The Human Cost of the Freeze
For the people running these procurement networks, the reality of being sanctioned is a slow-motion personal catastrophe.
Imagine waking up to find your email accounts locked. You drive to your office, but the electronic keycard no longer works. When you call your bank, a nervous manager tells you they can no longer service your account. Your business partners, terrified of being dragged into the net, ignore your calls.
You are not behind bars. You can still walk down the street and buy groceries with whatever physical cash you have left in your pocket. But in the modern, hyper-connected world, you have been effectively erased.

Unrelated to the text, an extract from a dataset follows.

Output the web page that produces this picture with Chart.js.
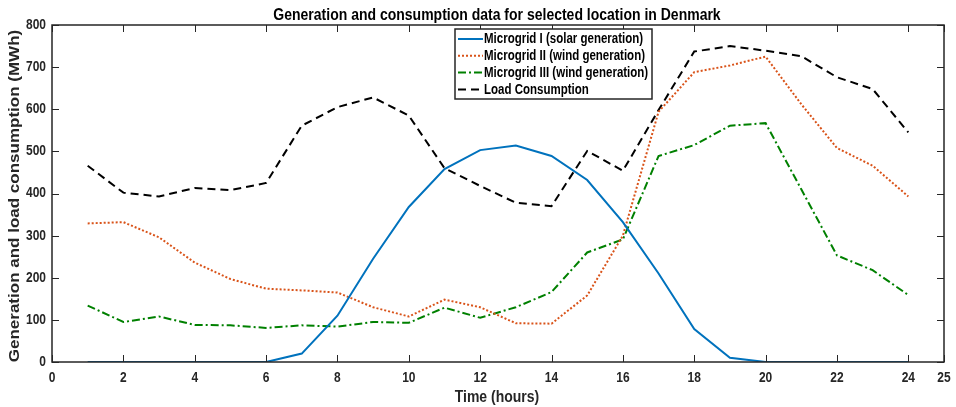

This is the invisible border wall that the Treasury Department builds around its targets. It is a psychological war of attrition. It sends a chilling message to any other broker thinking of taking a lucrative contract from the IRGC: We see you, we know your aliases, and we can turn off your financial life with the stroke of a key.
The seven names added to the blacklist this week are already being replaced. In offices elsewhere, new facilitators are opening new laptops, registering new shell companies with poetic, meaningless names, and opening fresh ledgers.
The game of cat and mouse continues. But as the net tightens and the margins of error shrink, the cost of doing business with Tehran has never been higher.